**What this task involves**:
Reproduce exactly the run of lines from the one containing "Rebuild this chart" through the one containing "import numpy as np". Pictures do not belong in the copy.

**Material provided**:
=-=-=
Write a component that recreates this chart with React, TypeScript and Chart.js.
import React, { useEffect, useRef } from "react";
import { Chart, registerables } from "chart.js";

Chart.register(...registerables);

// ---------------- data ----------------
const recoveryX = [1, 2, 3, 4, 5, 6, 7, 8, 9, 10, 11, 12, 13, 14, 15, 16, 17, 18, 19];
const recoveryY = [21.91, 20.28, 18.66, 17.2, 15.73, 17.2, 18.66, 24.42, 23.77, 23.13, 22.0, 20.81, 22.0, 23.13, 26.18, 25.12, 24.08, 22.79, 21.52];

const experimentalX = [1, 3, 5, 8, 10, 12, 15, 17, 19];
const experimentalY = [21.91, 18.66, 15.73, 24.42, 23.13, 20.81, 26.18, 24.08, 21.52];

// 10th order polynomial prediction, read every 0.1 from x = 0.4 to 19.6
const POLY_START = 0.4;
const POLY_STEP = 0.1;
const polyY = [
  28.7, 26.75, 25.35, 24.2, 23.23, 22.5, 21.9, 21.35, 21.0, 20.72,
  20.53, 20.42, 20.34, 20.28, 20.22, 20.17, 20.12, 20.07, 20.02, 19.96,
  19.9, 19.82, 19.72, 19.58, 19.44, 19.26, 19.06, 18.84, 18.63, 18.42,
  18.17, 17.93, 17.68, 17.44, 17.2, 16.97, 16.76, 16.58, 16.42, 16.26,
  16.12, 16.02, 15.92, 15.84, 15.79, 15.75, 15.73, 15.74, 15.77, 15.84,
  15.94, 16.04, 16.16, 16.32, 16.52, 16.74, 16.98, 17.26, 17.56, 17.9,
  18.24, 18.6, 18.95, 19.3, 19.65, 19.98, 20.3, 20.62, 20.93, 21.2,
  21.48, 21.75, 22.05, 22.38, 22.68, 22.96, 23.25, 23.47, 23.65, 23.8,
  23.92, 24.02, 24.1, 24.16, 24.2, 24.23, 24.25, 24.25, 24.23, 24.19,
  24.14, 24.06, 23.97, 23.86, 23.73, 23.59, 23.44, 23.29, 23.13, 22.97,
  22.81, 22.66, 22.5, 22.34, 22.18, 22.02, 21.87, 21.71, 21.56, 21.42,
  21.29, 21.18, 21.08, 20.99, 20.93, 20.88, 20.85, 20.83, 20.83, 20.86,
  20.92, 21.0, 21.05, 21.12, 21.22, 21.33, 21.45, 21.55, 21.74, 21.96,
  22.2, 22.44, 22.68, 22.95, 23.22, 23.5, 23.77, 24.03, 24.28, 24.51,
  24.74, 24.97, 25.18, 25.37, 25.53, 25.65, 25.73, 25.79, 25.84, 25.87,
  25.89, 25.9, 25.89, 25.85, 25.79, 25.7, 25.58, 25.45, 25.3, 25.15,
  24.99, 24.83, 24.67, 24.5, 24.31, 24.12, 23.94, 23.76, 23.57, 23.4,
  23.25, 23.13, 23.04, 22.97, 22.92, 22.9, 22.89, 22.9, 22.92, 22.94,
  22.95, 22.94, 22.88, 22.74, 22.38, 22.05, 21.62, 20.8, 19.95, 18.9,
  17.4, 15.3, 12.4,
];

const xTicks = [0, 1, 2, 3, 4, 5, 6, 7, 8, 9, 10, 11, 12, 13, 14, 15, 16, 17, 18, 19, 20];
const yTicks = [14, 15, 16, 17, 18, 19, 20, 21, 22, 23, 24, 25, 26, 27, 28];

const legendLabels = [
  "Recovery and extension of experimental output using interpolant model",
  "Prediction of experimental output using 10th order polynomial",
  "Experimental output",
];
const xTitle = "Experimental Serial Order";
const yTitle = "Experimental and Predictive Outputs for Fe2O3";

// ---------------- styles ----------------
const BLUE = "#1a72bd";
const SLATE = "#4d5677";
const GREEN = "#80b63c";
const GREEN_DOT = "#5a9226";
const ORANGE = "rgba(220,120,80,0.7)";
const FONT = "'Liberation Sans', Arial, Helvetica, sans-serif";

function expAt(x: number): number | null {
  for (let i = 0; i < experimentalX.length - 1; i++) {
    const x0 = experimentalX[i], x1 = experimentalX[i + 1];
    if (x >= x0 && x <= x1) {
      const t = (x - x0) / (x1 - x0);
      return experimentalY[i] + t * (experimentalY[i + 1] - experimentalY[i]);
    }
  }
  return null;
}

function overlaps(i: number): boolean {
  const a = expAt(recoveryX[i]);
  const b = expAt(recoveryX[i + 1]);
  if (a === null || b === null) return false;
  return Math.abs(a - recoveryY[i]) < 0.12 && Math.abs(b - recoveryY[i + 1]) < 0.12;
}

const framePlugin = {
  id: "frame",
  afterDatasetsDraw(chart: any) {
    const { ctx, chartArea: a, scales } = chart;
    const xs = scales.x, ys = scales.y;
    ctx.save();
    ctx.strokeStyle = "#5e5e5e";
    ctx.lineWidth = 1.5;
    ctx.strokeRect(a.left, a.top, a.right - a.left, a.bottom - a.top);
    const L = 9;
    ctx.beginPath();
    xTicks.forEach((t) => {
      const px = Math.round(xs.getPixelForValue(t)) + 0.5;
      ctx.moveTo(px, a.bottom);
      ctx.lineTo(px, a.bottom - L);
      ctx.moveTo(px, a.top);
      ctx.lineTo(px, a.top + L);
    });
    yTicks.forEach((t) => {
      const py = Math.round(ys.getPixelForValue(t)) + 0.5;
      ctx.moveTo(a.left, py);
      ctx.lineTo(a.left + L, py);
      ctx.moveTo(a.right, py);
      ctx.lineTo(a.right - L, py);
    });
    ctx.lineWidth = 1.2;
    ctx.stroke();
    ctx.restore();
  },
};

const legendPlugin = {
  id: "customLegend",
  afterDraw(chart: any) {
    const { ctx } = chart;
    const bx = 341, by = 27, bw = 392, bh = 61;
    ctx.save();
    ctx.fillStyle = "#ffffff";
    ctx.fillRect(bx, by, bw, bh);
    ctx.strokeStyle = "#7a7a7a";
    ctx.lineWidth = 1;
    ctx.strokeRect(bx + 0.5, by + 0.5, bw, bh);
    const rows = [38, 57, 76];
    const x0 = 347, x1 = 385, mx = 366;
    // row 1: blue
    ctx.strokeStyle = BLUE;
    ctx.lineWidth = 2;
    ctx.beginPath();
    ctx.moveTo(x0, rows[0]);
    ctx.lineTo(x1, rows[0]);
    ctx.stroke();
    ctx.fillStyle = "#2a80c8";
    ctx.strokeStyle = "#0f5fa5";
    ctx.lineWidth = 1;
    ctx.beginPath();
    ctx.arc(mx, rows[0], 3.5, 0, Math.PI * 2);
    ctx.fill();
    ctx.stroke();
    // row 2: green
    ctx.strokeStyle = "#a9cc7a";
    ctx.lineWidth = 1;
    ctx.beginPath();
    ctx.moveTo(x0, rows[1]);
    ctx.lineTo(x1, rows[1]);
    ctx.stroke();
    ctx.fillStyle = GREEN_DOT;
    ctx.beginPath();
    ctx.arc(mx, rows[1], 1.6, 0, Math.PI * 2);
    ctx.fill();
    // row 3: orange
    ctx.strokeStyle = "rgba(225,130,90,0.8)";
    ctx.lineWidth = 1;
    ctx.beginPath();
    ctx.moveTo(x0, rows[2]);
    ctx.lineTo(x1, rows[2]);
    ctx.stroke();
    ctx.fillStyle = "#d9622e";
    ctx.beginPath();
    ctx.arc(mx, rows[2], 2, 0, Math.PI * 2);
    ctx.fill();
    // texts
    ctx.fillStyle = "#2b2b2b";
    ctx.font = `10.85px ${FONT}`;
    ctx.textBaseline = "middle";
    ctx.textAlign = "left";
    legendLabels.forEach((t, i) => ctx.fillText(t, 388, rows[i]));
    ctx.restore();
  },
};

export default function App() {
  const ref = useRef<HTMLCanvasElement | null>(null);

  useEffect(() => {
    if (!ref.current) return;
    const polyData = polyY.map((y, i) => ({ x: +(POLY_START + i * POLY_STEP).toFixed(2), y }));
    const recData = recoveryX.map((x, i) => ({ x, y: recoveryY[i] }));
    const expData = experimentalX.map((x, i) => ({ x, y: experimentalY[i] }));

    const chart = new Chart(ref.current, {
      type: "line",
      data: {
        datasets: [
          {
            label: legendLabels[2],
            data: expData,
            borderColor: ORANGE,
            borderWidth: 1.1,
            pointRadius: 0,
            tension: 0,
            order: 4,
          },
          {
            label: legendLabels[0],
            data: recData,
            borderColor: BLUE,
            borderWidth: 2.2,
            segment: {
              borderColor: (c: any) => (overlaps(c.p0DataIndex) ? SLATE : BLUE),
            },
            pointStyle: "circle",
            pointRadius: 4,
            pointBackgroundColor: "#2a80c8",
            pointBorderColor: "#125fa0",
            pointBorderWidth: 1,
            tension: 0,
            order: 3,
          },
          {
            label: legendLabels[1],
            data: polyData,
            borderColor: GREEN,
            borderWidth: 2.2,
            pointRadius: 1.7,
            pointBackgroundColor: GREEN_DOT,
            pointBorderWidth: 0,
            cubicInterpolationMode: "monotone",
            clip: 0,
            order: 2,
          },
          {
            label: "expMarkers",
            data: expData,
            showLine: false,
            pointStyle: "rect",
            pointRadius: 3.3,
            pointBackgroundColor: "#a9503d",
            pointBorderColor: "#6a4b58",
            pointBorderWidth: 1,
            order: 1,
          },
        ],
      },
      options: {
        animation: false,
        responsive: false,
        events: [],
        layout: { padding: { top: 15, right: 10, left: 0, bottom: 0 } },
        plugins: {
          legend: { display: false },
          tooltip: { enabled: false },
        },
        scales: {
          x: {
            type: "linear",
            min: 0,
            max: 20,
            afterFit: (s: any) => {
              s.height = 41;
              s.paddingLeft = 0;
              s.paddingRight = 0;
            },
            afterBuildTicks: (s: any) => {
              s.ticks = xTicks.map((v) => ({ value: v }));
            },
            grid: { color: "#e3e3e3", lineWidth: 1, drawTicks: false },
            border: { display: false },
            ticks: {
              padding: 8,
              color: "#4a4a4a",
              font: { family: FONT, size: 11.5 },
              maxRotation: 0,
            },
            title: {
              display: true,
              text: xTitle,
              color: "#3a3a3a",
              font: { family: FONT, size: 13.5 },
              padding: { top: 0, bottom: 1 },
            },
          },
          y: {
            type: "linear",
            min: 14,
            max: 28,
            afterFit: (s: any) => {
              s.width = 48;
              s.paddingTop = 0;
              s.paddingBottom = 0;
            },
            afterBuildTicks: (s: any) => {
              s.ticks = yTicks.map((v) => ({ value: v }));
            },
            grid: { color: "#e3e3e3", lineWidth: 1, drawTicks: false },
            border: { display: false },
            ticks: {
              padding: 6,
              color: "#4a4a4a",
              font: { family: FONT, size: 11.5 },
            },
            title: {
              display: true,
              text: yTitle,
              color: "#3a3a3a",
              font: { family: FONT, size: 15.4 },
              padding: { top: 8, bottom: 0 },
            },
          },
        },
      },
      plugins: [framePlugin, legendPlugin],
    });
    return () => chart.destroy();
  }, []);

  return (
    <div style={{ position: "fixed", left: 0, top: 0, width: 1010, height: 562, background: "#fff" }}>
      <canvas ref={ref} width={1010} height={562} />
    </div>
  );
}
=-=-=
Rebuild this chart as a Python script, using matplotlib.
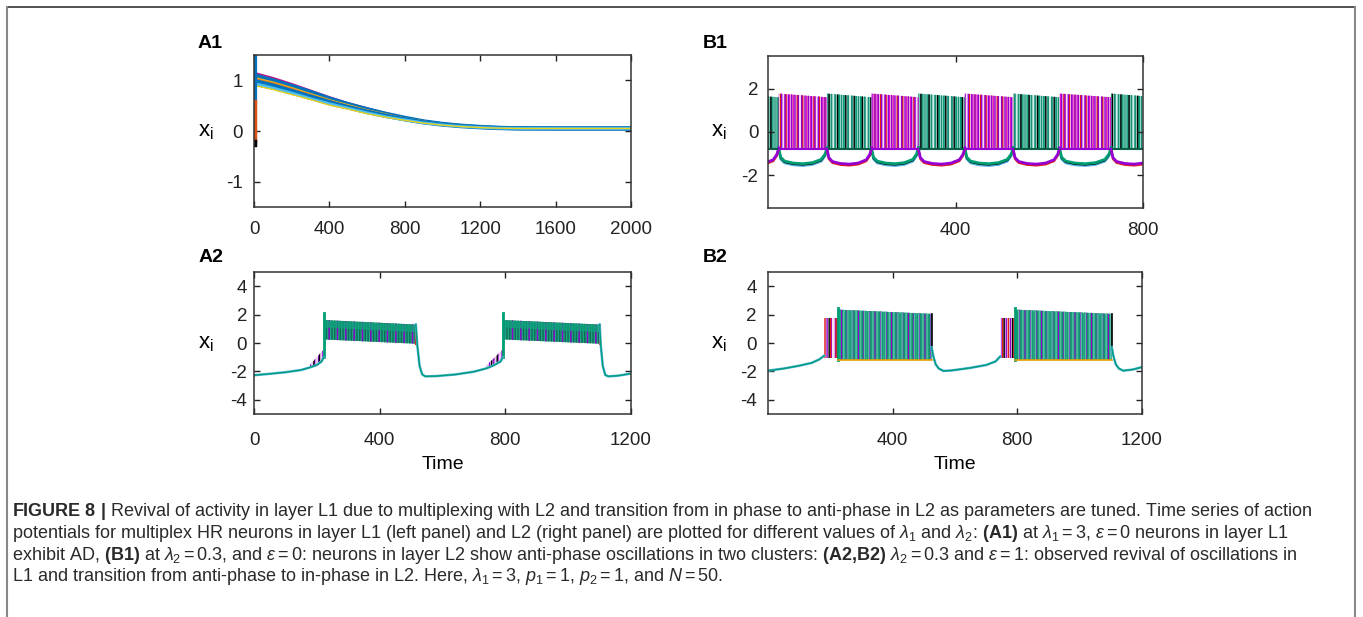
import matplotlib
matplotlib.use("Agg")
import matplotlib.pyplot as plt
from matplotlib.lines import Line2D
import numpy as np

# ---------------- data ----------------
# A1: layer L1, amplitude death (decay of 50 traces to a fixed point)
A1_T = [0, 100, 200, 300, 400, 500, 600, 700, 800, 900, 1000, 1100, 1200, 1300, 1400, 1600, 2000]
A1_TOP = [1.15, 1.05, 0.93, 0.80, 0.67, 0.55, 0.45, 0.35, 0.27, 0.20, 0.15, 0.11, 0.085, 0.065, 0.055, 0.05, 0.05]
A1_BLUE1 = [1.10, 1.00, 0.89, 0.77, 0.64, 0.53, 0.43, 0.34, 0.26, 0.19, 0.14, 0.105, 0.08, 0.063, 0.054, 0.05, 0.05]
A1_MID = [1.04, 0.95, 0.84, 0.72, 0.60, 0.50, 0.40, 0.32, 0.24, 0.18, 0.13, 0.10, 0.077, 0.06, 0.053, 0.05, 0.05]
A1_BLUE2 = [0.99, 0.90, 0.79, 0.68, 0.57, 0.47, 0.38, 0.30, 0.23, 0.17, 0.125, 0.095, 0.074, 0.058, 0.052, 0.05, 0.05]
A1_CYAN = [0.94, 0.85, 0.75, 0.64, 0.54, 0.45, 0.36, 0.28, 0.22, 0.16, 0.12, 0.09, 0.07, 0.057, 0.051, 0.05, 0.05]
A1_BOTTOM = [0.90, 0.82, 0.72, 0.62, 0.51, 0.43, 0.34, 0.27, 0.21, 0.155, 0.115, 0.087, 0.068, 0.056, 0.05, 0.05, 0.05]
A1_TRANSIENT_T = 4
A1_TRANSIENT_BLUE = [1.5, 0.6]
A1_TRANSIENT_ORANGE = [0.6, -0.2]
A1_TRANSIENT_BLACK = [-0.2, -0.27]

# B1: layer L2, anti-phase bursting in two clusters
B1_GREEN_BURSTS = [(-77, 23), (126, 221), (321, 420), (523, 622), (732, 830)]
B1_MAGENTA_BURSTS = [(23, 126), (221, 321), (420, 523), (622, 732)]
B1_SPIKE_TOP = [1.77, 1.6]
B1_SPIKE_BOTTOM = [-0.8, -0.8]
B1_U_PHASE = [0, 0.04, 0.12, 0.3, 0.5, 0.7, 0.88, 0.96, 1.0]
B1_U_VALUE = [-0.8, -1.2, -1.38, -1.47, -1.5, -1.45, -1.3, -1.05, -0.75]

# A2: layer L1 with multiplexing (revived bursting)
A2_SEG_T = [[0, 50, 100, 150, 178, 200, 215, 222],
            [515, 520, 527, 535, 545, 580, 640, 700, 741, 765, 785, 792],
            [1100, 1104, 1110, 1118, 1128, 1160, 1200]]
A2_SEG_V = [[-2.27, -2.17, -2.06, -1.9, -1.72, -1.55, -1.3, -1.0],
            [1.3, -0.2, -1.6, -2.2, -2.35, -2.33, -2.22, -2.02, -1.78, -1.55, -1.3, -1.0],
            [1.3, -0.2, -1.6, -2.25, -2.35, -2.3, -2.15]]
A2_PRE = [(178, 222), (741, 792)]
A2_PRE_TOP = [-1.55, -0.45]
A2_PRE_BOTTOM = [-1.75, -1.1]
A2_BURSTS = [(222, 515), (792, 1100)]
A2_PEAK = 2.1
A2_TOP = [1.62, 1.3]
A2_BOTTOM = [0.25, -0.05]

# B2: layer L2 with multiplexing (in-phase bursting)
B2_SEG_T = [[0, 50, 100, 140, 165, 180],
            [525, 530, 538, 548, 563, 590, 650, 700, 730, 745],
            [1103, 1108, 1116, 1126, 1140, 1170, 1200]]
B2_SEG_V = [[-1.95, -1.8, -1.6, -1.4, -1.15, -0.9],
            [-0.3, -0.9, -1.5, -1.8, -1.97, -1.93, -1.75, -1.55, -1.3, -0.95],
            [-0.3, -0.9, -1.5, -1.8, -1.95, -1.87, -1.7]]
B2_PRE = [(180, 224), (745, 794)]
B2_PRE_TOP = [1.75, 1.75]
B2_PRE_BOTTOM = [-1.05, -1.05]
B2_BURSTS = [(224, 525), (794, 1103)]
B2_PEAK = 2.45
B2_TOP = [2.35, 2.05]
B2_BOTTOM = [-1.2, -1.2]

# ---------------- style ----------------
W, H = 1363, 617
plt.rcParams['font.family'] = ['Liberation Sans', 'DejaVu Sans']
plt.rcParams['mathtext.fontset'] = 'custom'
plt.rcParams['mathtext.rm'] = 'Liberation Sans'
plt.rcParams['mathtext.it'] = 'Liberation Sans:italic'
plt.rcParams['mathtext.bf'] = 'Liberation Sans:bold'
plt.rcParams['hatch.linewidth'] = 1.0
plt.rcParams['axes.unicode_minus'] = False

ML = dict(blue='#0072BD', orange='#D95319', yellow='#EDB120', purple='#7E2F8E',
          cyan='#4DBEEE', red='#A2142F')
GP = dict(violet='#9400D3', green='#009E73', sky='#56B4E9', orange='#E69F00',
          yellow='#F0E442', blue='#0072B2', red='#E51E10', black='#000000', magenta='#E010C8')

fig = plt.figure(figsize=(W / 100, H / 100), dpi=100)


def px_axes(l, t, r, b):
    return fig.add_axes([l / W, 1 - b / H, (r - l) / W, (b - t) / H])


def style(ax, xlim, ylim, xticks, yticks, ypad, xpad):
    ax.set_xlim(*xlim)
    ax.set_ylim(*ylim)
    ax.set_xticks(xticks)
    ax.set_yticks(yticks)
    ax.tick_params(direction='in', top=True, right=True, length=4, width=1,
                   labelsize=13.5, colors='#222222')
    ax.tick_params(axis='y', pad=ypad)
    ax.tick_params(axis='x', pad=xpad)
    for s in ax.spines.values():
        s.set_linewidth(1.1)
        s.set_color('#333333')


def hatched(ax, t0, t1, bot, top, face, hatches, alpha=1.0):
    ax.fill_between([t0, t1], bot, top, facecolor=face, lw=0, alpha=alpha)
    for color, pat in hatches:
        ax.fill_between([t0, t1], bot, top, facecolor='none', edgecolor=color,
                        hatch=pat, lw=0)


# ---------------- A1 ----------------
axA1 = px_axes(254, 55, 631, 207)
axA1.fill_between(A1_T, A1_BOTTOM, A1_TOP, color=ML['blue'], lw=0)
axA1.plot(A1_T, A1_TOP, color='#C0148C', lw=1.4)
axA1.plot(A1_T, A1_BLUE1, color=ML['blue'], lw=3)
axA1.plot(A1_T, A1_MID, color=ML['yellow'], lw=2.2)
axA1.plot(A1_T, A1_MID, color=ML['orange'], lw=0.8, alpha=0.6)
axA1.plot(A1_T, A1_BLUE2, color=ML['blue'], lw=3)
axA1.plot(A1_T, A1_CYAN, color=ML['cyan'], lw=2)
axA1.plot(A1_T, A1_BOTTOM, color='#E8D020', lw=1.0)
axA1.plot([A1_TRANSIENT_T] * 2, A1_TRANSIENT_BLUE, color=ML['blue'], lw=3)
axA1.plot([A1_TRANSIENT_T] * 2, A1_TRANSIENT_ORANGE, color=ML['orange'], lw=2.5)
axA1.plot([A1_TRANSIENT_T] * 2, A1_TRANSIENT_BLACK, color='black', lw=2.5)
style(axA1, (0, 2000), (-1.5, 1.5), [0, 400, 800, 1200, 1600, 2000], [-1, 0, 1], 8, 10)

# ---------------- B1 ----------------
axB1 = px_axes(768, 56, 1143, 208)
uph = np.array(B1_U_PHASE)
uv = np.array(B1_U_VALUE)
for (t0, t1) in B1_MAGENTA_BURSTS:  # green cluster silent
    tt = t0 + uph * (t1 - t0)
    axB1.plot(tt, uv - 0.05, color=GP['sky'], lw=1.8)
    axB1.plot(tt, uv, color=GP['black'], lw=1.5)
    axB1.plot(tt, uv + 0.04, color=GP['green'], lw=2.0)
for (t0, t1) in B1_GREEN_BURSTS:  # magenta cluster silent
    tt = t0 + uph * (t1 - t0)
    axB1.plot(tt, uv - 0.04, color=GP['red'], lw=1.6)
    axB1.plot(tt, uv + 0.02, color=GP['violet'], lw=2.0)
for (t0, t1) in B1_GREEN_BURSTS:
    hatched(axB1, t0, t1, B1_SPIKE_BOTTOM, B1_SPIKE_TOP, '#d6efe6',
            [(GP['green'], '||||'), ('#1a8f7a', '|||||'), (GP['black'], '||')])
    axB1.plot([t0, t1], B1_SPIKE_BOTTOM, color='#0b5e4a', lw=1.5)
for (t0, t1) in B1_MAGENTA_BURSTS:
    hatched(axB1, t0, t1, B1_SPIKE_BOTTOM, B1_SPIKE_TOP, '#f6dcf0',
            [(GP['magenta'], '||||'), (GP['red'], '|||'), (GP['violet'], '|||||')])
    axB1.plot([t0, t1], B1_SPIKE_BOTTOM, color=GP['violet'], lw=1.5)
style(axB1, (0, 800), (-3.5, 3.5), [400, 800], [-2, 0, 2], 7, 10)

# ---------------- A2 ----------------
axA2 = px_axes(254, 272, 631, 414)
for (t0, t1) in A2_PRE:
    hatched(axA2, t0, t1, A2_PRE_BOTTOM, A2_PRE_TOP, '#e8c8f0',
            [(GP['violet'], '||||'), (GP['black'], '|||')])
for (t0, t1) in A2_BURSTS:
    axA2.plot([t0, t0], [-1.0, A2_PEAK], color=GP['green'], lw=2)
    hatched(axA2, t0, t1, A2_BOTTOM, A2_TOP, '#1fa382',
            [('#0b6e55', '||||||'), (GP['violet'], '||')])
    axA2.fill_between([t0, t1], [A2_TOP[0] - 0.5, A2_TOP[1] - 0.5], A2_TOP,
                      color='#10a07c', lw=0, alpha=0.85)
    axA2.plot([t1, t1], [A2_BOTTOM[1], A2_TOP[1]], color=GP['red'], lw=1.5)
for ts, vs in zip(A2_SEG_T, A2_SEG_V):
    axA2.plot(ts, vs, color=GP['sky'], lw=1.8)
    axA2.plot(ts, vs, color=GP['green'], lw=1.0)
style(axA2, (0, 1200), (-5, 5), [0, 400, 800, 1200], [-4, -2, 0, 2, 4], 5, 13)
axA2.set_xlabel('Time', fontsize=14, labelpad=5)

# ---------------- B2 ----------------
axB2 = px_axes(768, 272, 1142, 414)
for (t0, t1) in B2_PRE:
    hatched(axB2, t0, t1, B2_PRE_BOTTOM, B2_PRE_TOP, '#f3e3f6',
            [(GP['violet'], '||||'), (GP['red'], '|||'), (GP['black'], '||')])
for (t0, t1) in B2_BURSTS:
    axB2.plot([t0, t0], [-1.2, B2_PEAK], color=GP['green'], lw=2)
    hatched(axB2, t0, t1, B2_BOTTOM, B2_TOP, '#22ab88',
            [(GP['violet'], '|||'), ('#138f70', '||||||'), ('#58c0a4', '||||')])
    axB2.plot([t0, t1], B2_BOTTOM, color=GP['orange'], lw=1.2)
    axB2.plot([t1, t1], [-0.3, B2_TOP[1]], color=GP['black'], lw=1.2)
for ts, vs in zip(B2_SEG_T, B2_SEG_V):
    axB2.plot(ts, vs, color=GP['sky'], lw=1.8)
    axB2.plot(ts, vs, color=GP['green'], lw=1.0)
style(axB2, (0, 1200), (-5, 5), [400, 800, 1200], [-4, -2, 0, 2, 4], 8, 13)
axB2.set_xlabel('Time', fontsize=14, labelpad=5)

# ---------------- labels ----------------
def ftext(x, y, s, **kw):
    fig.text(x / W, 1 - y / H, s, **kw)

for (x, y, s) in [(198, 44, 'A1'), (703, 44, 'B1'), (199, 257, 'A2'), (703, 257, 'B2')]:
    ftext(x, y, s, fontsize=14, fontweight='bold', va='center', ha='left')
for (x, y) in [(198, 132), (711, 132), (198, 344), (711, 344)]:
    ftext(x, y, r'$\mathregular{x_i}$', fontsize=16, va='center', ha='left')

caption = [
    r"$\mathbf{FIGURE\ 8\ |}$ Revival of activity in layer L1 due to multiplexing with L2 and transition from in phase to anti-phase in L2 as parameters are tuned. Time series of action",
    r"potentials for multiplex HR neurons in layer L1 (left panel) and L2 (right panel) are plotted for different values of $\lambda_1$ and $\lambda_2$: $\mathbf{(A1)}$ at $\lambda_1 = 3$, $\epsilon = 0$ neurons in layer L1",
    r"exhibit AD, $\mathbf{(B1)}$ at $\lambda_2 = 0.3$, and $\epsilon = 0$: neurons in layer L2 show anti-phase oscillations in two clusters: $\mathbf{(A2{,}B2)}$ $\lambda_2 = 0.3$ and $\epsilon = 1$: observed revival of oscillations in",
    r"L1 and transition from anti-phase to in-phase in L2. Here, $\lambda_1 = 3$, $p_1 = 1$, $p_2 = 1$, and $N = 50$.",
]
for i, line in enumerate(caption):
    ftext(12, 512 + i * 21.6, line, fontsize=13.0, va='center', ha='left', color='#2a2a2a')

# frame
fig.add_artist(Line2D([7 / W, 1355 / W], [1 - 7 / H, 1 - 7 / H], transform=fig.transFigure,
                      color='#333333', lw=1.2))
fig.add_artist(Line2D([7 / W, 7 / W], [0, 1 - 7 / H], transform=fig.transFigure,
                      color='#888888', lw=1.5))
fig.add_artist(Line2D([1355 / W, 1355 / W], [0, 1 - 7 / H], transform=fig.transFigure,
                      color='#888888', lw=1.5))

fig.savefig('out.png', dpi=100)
=-=-=
**Reply**:
Rebuild this chart as a Python script, using matplotlib.
import matplotlib
matplotlib.use("Agg")
import matplotlib.pyplot as plt
from matplotlib.lines import Line2D
import numpy as np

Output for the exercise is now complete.